Contextual targeting

Contextual targeting matches ads to page content using keyword analysis and semantic signals, without relying on individual user profiles. This method is increasingly used as privacy constraints limit cross-site tracking.

Audience segmentation and lookalike modeling

Advertisers create audience segments from first-party data (customers, subscribers) and extend reach by using lookalike models to find users with similar attributes. Data providers may supply anonymized segments, but reliance on third-party identifiers has declined due to regulatory and platform changes.

Privacy, Regulation, and Consumer Choice

Regulatory regimes such as the EU General Data Protection Regulation (GDPR) and U.S. state laws like the California Consumer Privacy Act (CCPA) affect how personal data can be collected and used for targeted ads. Industry groups like the Interactive Advertising Bureau (IAB) publish guidelines on transparency and consent. Consumers are generally granted rights to access, correct, or opt out of certain processing under these laws. For consumer guidance and regulatory resources, see the Federal Trade Commission's information on advertising and privacy.

Measuring Effectiveness

Common metrics

Typical performance metrics in digital advertising include impressions, click-through rate (CTR), conversion rate, cost per acquisition (CPA), and return on ad spend (ROAS). Viewability and brand lift studies help assess attention and message impact beyond clicks.

Advanced measurement

Incrementality testing (controlled experiments that compare exposed and unexposed groups) helps isolate the causal effect of campaigns.

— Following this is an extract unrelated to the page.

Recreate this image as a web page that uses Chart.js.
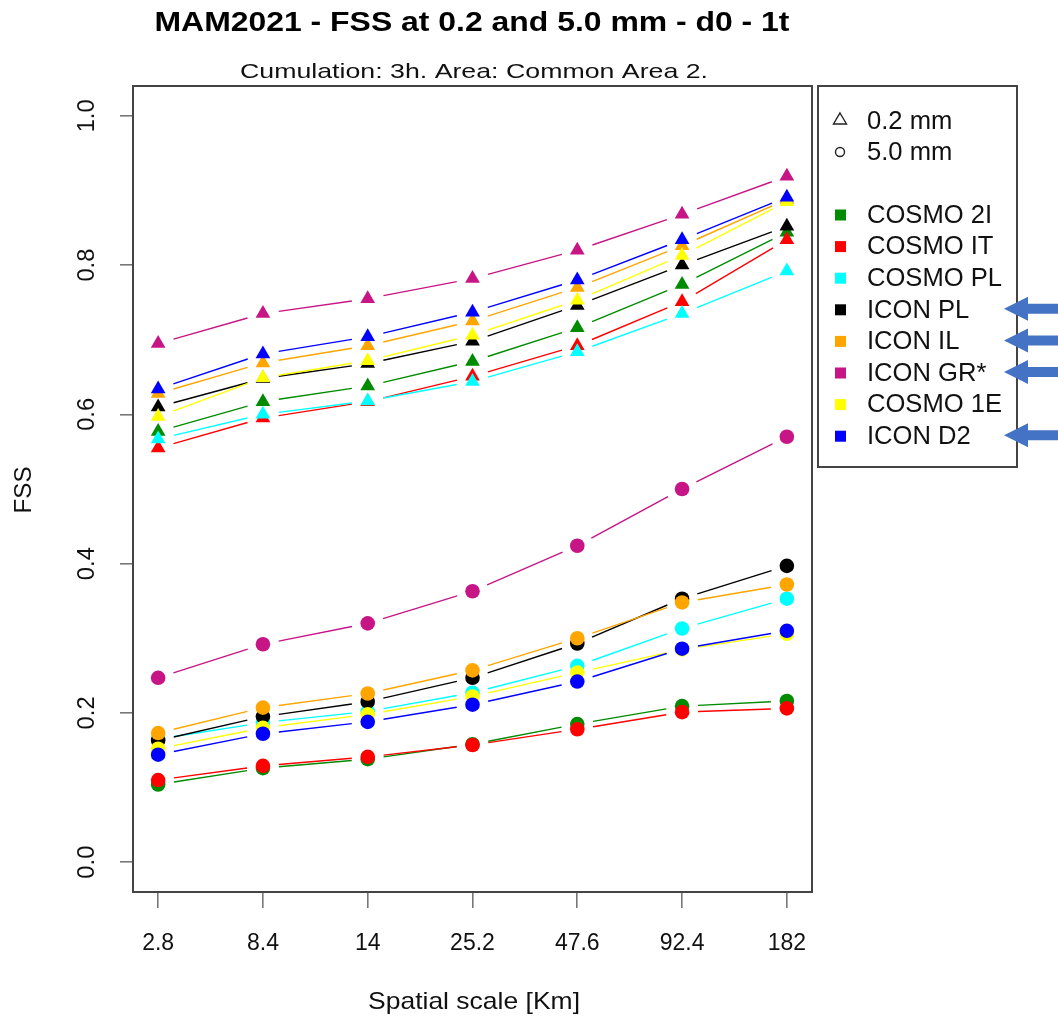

Attribution models distribute credit across touchpoints but can be influenced by cookie deletion, device fragmentation, and measurement windows.

Risks and Considerations

Ad fraud and brand safety

Fraudulent traffic, domain spoofing, and low-quality inventory pose risks to advertisers. Brand safety technology and verification services help identify unsuitable placements and reduce waste.

Transparency and data provenance

Understanding the origin of audience segments and the lifecycle of identifiers improves trust. Contracts and technical audits can document data flows between publishers, platforms, and third-party vendors.

Best Practices for Advertisers and Publishers

  • Use first-party data to build reliable audience segments and reduce dependency on third-party identifiers.
  • Adopt contextual targeting where appropriate to respect privacy while maintaining relevance.
  • Implement clear consent mechanisms and disclosure consistent with applicable law (GDPR, CCPA) and industry guidance.
  • Employ measurement strategies that include incrementality testing and independent verification to validate performance claims.
  • Monitor inventory quality and apply brand safety measures to protect reputation.

FAQ

What is Targeted Online Advertising and how does it differ from traditional ads?

Targeted Online Advertising uses user signals and contextual data to deliver relevant ads to specific audiences, whereas traditional ads (such as mass media) are broadcast to broad audiences without individual-level personalization. Targeted approaches aim to improve efficiency and relevance.

How do online advertising networks obtain audience data?

Networks may use first-party data collected by publishers and advertisers, aggregated third-party segments from data providers, and real-time signals from ad exchanges. Data collection methods include cookies, SDKs, hashed identifiers, and contextual analysis.

Which regulations affect targeted digital advertising?

Major regulations include the European Union's GDPR and U.S. state privacy laws such as the CCPA. Regulatory guidance from consumer protection agencies and industry bodies informs compliance on consent, data minimization, and user rights.

How can advertisers measure whether targeted ads are effective?

Effectiveness is measured with metrics like conversions, ROAS, and viewability, plus controlled experiments such as A/B tests and incrementality studies that compare exposed and unexposed groups to estimate causal impact.

Are there privacy-friendly alternatives to behavioral targeting?

Yes. Contextual targeting, cohort-based approaches that anonymize user groups, and reliance on first-party data with explicit consent are alternatives that reduce reliance on cross-site tracking while maintaining relevance.